Charts and diagrams as code
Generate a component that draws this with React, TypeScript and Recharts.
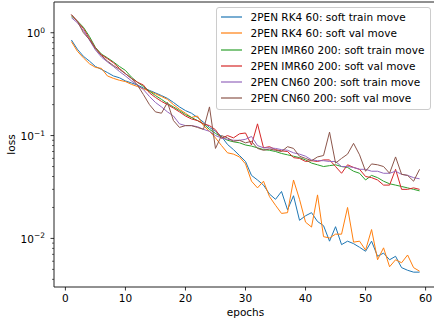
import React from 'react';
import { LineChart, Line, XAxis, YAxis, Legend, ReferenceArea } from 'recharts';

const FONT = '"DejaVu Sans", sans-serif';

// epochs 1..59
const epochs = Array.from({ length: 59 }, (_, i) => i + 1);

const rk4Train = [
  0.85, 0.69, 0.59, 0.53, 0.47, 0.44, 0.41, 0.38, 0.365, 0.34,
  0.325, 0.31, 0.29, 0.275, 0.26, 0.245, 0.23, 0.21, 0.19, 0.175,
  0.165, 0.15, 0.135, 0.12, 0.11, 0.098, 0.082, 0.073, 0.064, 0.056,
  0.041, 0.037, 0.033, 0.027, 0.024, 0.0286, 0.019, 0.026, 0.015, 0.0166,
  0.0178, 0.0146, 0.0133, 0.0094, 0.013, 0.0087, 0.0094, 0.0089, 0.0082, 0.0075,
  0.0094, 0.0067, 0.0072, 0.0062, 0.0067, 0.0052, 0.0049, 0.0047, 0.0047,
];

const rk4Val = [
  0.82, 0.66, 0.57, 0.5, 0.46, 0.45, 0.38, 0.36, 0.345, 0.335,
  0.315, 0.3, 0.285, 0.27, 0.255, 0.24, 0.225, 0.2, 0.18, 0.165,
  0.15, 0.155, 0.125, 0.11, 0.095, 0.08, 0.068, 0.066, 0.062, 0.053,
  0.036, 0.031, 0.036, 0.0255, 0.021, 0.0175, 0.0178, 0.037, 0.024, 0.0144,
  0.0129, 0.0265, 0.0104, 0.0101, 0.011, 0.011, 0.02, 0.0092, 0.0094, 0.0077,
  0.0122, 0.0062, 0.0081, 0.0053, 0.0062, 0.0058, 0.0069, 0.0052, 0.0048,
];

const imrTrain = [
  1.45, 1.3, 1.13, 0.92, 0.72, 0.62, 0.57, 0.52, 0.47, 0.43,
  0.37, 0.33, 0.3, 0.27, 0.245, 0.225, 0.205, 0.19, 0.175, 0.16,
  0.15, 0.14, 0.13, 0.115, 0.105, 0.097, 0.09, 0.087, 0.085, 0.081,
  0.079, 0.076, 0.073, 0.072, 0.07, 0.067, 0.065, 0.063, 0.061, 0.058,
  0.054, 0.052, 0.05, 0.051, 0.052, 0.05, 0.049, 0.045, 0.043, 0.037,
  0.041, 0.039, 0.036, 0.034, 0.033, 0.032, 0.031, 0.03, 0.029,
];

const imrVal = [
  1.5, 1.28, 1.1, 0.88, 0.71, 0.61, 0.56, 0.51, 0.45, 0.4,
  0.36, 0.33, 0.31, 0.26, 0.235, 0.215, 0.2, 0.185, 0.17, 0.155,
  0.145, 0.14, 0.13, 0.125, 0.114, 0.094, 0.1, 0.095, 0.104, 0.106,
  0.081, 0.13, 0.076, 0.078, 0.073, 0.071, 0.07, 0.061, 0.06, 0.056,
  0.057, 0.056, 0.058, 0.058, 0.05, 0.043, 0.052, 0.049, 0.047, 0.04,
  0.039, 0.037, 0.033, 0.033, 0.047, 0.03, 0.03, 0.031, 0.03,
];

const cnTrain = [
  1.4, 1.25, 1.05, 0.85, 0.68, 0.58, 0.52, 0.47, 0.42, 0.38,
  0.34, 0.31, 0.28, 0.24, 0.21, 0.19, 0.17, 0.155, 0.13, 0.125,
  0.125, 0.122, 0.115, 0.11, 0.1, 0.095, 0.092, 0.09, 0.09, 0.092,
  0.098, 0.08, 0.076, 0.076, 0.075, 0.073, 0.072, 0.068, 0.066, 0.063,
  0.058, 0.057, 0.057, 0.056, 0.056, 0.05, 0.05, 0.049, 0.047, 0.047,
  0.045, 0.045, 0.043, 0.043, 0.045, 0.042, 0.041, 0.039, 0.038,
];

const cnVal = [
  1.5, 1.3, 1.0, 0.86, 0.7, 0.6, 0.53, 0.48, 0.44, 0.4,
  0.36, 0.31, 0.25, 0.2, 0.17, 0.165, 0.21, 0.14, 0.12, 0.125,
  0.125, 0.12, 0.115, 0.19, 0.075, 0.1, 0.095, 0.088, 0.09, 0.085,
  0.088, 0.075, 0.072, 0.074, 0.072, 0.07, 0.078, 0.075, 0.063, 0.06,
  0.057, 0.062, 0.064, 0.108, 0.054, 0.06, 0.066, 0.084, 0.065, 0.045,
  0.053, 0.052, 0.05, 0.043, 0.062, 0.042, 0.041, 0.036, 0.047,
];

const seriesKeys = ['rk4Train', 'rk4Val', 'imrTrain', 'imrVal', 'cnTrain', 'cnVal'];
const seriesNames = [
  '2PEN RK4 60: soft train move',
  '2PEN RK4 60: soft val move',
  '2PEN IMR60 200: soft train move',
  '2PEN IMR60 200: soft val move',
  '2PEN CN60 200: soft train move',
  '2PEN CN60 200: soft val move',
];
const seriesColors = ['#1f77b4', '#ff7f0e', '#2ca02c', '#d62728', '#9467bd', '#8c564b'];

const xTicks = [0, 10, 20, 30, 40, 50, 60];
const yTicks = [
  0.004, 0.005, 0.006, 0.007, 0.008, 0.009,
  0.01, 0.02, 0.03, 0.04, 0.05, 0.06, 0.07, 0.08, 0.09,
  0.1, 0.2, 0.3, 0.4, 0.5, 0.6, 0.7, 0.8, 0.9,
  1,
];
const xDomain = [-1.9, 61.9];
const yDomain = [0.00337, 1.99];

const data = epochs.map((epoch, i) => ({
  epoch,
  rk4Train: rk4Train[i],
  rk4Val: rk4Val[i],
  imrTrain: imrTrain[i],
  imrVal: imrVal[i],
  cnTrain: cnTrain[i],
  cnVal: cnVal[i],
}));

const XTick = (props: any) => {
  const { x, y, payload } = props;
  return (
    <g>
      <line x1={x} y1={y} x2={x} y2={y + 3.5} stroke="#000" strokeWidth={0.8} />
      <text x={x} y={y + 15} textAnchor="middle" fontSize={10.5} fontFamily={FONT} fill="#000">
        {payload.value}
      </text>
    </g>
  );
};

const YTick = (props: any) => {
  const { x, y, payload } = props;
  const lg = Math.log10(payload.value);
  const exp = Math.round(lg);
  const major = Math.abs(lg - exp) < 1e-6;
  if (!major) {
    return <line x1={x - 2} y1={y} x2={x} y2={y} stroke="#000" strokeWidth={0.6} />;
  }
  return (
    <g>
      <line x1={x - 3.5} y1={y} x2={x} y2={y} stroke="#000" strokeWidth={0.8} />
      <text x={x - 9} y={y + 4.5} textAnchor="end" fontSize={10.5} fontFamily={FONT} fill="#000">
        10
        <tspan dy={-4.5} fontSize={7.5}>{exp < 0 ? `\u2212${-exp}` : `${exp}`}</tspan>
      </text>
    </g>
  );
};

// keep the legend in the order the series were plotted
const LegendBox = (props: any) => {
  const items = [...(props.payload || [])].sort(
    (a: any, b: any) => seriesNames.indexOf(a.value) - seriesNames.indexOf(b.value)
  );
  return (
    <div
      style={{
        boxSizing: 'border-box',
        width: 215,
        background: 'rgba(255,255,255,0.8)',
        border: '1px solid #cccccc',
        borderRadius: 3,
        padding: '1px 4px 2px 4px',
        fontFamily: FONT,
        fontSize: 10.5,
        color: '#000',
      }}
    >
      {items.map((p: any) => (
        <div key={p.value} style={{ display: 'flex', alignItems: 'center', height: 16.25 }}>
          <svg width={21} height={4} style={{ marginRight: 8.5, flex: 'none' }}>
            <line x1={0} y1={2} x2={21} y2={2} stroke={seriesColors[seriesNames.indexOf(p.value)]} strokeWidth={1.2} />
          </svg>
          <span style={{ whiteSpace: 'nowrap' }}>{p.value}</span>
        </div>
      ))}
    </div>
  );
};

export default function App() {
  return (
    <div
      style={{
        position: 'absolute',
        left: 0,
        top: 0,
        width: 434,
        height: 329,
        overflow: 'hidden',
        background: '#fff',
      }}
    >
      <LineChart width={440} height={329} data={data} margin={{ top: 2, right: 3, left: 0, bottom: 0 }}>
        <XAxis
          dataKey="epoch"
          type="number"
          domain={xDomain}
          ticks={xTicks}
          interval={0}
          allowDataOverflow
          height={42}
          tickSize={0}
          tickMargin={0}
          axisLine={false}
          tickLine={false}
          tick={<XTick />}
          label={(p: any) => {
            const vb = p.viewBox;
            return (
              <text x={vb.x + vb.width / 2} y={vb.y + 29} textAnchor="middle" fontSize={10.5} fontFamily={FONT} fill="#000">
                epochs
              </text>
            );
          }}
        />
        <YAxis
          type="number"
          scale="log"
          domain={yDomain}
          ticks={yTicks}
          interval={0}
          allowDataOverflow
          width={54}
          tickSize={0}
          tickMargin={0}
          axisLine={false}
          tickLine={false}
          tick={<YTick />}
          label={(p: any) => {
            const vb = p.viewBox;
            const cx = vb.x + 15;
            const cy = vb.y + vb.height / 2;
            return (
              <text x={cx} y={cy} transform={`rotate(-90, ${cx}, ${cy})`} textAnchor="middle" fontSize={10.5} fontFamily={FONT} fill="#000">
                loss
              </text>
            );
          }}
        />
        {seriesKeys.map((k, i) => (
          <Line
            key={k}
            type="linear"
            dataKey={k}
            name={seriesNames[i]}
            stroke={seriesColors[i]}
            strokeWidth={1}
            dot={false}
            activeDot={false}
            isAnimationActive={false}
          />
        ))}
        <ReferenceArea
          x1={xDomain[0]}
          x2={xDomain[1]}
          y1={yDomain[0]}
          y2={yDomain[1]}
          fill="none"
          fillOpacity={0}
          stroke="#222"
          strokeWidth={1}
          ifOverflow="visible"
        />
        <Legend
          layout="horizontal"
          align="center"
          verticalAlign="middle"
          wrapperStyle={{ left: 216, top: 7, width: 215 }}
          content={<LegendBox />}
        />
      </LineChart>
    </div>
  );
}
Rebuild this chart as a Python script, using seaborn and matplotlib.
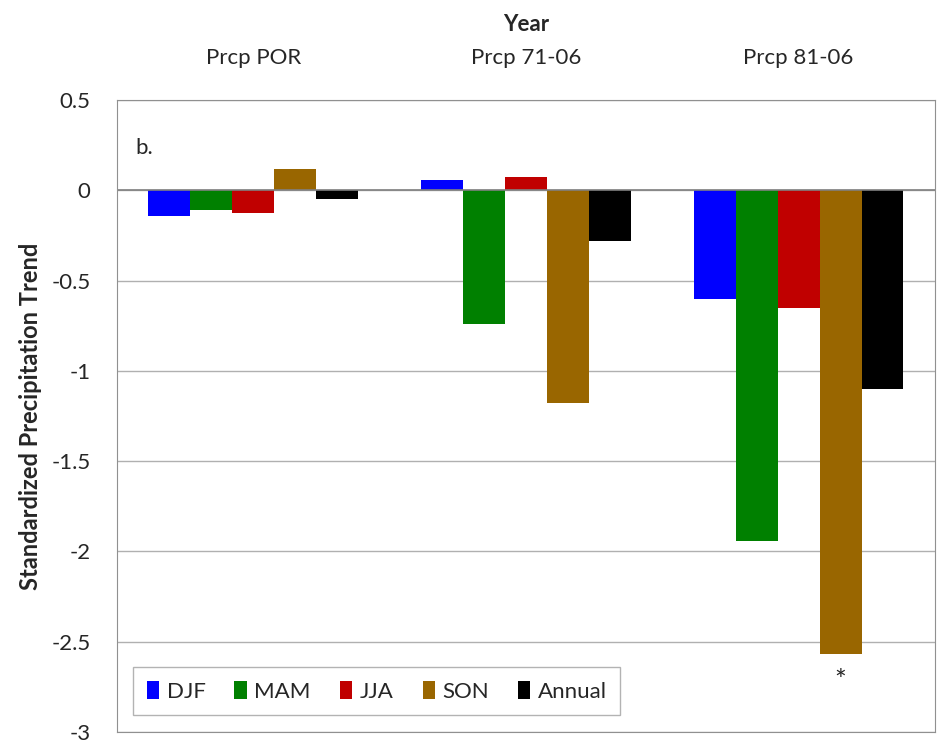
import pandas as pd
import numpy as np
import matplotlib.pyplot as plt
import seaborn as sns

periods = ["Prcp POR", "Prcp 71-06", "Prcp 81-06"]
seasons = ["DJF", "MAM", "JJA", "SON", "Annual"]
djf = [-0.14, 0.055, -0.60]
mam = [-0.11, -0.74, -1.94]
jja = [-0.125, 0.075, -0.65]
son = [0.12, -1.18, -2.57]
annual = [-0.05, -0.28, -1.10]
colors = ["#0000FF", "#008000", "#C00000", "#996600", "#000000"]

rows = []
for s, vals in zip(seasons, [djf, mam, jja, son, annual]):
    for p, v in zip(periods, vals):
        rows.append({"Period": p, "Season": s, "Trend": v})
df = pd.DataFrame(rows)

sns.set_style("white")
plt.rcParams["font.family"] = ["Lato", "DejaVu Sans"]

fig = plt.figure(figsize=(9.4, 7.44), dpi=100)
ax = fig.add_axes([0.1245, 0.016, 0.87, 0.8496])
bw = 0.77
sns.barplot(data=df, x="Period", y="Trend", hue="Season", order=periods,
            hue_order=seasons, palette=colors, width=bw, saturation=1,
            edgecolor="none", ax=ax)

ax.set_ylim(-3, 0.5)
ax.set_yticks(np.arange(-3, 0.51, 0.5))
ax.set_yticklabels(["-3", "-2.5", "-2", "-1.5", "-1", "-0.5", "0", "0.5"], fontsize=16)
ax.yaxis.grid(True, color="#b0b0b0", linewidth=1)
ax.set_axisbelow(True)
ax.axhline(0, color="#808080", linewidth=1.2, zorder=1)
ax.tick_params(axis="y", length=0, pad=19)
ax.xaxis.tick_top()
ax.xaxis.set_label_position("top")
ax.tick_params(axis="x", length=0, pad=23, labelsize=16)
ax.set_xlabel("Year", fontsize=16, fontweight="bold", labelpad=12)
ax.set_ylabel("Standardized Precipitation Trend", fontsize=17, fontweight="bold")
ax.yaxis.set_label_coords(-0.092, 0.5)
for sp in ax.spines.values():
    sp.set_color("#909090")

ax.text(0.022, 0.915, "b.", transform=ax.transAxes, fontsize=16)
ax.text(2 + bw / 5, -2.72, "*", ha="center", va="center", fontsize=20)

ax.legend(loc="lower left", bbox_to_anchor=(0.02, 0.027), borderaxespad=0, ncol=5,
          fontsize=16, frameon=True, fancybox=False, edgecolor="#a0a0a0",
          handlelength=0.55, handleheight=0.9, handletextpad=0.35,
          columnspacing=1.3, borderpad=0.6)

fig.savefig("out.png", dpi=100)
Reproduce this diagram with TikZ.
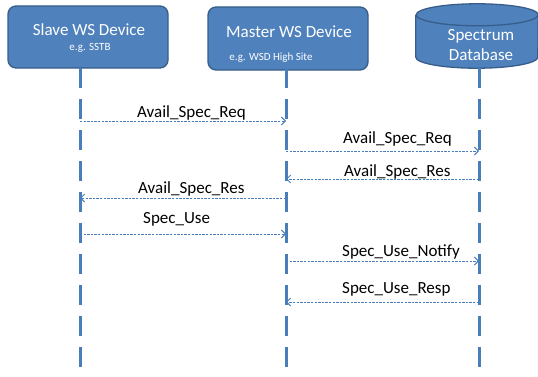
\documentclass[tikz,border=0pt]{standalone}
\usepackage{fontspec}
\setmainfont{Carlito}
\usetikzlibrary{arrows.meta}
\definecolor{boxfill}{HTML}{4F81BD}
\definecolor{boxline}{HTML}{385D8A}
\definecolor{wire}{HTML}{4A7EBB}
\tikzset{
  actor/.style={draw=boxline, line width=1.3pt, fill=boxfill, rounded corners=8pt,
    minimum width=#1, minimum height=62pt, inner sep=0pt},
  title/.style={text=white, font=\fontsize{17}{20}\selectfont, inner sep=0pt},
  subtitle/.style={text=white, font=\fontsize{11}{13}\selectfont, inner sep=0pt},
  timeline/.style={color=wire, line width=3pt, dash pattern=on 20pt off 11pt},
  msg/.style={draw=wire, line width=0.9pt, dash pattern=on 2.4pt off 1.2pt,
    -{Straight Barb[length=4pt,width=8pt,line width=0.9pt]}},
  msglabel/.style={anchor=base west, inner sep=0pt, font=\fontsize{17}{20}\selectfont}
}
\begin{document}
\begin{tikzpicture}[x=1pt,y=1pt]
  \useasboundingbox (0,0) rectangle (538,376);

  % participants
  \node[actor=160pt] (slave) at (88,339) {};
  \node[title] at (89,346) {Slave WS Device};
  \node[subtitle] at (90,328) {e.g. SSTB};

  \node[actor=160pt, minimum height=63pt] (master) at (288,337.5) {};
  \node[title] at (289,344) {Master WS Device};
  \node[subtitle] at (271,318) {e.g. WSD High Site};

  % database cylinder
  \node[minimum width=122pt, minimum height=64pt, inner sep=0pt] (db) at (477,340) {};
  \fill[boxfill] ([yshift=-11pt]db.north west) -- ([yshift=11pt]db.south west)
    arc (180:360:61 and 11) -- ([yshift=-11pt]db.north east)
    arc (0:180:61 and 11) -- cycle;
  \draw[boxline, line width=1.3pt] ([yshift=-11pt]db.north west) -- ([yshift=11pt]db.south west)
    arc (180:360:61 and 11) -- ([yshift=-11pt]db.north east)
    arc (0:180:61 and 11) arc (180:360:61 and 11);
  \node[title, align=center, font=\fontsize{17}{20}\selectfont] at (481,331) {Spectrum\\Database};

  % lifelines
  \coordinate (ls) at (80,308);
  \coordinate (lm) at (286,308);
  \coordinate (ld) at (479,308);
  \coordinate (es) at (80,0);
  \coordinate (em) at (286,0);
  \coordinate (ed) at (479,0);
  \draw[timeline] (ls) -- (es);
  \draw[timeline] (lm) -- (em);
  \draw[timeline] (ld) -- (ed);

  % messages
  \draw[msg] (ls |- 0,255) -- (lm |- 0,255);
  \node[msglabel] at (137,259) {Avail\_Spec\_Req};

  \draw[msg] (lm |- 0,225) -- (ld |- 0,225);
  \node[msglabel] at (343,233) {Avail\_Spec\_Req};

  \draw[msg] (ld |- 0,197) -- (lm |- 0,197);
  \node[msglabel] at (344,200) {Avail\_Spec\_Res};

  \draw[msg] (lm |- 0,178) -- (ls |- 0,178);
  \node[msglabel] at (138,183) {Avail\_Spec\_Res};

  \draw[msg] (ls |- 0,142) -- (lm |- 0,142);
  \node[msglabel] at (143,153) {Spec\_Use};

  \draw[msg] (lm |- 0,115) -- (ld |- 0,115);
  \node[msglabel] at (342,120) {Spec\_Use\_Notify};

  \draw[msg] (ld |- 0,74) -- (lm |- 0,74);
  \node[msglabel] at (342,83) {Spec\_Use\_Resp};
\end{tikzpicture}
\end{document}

→ Your task
Copy only what runs above from the line containing "Rebuild this chart" through the line containing "import seaborn as sns", exactly. Leave out the pictures.

→ Answer to this exercise
Rebuild this chart as a Python script, using seaborn and matplotlib.
import pandas as pd
import numpy as np
import matplotlib.pyplot as plt
import seaborn as sns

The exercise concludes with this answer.